Sunday, May 8, 2011

My Remarkably Unremarkable Mother's Day

True confession: for years I have dreaded Mother's Day. And not just the day itself, this dread would begin a couple weeks before the holiday and intensify until the day had passed. The last 2 years seemed to be something of a temporary reprieve with Little Bit in tow and everyone universally wishing me a "Happy Mother's Day", with only a few people tacking on something like, "tho you're not really a mom". So, now that our family has noticably shrunk, I had to wonder, "what would this Mother's day bring?"

Last week I received prayer at church for on-going medical issues and strange new side effects I've experienced while on meds that I've taken before. I didn't think too much about it afterward, but am now remembering that one of my pastors specifically prayed that I would have peace.

The week before Mother's Day passed quickly, and though I was keenly aware the day was coming, the familiar torment didn't arrive on its usual schedule. I'm sure it didn't hurt that I had plenty to keep busy with, and was starting to think that must be why this year was going so well... but, in all reality, I know the depths of my hurt and the seeming torture it has been in years past to simply walk in the doors of church and hear well-meaning folks say, "Happy Mother's Day, even though you're not a mother". I know just how often I've had to bite my tongue and not make some angry reply about just how many children I've lost. Then, I would have to walk past the usher handing moms a flower, and listen to a message about how much honor and praise these women deserve. Since Mother's Day is always on a Sunday, it's been a long-held temptation to skip church, but that's not something I feel comfortable doing either.

For me Mother's Day wasn't about Moms, and in a way it wasn't about me either, but the day had strangely morphed into a type of Memorial Day in which the loss of each child would come crashing back to overwhelm me anew.

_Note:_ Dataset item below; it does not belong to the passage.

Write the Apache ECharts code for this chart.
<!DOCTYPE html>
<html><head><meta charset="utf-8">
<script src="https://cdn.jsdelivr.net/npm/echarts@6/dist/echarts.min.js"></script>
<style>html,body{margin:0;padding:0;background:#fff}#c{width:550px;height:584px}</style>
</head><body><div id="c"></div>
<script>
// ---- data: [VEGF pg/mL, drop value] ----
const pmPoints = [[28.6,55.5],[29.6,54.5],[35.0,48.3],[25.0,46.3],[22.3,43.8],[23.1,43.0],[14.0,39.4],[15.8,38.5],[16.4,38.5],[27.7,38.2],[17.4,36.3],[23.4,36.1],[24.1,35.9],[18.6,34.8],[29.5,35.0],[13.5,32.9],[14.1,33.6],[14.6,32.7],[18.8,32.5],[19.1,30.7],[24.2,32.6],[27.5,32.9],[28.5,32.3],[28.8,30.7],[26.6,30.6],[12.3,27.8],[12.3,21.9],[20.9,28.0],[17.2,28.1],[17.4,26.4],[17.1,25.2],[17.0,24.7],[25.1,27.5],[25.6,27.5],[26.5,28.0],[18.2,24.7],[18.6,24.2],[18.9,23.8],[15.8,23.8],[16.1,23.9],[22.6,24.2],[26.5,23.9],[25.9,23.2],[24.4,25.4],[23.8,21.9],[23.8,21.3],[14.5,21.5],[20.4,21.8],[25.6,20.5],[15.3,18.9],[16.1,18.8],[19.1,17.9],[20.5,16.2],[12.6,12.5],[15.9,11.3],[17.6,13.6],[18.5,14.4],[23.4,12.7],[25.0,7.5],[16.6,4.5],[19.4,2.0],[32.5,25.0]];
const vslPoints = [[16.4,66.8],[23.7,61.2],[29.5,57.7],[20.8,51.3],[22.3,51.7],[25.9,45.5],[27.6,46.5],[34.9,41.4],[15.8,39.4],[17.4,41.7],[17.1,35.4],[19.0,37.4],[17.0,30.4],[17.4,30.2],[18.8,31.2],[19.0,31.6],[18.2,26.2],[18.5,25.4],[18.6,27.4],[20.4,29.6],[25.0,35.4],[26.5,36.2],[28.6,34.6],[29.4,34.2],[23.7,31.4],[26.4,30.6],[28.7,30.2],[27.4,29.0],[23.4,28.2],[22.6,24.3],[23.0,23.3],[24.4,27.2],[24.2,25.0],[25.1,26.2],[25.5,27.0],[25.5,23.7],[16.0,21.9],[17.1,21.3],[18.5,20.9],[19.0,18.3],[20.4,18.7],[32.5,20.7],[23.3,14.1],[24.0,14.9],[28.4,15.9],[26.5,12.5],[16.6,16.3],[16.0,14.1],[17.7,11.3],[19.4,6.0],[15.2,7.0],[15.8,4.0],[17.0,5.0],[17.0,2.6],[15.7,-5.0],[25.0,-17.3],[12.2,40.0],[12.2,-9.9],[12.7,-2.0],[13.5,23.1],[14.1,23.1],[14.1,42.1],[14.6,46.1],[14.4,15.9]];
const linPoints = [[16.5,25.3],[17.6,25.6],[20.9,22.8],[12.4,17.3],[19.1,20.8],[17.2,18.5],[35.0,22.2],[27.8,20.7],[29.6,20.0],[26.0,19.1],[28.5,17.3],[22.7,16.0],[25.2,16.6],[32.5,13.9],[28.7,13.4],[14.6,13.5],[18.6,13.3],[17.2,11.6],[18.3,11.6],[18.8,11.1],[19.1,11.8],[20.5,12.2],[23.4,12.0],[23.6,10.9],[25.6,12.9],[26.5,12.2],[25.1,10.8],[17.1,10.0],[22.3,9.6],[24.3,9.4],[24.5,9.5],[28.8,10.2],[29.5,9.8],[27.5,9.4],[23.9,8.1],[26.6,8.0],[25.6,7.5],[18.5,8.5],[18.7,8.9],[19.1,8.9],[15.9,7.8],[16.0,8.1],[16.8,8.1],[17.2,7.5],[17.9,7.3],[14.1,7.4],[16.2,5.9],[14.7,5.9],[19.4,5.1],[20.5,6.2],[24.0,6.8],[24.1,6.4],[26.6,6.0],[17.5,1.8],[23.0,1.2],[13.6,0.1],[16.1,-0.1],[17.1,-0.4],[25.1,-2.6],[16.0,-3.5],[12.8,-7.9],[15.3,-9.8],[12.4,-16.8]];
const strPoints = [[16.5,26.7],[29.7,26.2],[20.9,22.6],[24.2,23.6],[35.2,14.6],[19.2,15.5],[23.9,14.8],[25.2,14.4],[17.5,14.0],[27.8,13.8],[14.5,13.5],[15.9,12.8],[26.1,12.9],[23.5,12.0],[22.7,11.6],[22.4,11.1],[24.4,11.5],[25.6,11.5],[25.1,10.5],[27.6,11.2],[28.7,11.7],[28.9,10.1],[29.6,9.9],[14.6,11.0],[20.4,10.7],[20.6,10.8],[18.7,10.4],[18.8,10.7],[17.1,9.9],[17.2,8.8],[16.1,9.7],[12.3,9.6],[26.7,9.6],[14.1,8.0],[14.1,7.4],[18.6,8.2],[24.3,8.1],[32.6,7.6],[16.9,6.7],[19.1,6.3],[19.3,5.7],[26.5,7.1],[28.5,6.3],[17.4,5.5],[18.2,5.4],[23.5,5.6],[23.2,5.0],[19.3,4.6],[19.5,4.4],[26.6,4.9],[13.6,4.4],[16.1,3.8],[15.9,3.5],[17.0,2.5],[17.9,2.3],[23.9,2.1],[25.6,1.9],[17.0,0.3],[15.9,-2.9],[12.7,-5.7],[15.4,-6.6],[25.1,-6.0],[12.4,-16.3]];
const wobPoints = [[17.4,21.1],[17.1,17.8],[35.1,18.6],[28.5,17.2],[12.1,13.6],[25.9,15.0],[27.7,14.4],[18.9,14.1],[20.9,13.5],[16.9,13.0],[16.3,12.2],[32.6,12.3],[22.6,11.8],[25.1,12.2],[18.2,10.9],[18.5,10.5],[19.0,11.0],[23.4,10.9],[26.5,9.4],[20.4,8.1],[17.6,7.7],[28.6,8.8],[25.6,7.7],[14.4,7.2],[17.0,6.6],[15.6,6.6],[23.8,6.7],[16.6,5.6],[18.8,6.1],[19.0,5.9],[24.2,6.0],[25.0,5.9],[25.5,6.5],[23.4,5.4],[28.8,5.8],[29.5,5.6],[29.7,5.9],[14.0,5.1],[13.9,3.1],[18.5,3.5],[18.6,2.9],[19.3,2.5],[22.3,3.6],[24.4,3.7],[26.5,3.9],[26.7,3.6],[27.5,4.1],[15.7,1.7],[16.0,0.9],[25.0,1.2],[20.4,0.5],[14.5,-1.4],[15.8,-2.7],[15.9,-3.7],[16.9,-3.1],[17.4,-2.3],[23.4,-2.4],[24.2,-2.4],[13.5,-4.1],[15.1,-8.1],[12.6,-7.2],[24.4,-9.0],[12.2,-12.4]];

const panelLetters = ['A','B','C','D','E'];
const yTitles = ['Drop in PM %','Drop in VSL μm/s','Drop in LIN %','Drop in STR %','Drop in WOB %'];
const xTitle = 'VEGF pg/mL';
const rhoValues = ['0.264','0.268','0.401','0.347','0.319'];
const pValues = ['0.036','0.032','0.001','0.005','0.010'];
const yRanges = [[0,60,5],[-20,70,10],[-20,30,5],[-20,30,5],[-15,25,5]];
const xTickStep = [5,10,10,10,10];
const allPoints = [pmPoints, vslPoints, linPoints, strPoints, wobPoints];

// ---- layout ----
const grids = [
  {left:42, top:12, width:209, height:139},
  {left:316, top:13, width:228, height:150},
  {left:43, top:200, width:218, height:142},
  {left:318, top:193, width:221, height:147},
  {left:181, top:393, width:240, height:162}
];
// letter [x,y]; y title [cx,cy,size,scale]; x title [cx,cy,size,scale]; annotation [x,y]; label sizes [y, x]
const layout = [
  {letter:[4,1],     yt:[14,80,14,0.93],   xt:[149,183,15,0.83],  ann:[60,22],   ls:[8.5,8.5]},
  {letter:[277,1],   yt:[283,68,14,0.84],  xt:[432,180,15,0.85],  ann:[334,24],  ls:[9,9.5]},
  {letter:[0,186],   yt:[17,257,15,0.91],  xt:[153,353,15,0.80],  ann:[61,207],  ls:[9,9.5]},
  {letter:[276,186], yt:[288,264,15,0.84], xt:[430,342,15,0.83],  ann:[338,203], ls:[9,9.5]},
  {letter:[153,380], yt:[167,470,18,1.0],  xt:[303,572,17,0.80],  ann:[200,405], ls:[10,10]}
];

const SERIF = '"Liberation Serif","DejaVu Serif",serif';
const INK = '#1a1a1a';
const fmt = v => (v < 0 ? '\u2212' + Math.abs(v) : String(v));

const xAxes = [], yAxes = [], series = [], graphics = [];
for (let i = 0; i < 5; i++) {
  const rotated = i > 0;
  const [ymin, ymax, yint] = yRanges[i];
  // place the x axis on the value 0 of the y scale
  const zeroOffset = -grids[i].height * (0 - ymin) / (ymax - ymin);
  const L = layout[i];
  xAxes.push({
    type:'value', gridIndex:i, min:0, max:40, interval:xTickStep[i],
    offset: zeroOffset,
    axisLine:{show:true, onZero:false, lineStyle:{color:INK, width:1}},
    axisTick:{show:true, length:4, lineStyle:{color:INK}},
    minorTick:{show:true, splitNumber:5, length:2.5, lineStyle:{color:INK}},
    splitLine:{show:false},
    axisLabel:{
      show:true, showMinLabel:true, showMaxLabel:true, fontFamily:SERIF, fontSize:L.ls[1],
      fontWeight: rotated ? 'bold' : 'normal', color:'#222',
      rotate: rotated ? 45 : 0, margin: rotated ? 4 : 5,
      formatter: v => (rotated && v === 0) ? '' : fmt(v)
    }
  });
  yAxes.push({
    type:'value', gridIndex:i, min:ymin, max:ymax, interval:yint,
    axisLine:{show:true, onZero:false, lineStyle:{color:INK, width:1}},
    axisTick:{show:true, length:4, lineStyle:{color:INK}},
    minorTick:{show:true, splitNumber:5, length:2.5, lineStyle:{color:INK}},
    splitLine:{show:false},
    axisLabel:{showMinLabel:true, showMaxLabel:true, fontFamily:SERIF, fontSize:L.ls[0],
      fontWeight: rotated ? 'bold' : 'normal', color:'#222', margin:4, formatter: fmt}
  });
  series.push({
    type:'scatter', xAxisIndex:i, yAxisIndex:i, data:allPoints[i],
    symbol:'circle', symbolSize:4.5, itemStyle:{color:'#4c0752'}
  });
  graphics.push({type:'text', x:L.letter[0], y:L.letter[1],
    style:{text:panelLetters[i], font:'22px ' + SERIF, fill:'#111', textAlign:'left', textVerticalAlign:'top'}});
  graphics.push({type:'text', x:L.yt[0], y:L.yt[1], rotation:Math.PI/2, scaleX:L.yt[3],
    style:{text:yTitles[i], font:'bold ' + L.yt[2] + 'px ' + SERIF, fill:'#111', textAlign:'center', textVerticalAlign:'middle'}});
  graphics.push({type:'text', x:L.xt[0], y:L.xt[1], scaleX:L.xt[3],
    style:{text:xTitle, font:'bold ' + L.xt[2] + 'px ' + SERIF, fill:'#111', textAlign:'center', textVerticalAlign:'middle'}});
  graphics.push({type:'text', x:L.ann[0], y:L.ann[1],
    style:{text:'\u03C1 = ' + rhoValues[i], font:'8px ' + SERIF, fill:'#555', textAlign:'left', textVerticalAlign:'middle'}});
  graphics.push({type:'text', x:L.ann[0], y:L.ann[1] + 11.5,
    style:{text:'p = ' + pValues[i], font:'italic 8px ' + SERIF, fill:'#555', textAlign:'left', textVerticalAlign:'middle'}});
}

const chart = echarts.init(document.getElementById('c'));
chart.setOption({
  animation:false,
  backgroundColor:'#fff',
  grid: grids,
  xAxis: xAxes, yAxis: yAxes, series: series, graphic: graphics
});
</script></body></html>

This year, it wasn't about me, it wasn't about my children in heaven, it wasn't about Little Bit (whose parents have cut off contact with us), it wasn't about mourning my losses. It became a day that was about our Moms. We planned time with each of our Moms, we cooked a meal for each of them and spend time with them and just enjoyed being with them and getting to spoil them a little. It was just the right way to spend the weekend and seemed to be the perfect way to bless our 2 Moms.

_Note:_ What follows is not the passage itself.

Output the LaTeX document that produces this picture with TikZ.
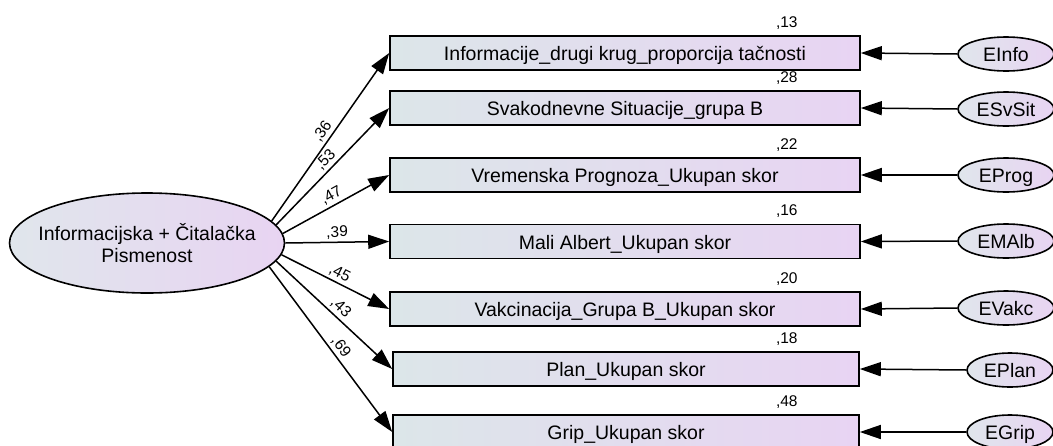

I don't know how things will go with the passage of time, but I do know this, we are in that peaceful eye in the middle of a storm. We are in the midst of this time when we have suffered loss in the generation ahead of us (Sweet Baboo's Dad has been gone just one month) and the generation to follow (we miss Little Bit more than mere words could ever convey); yet in the middle of all this, the Lord has graciously bestowed that peace which surpasses our understanding and bears us through.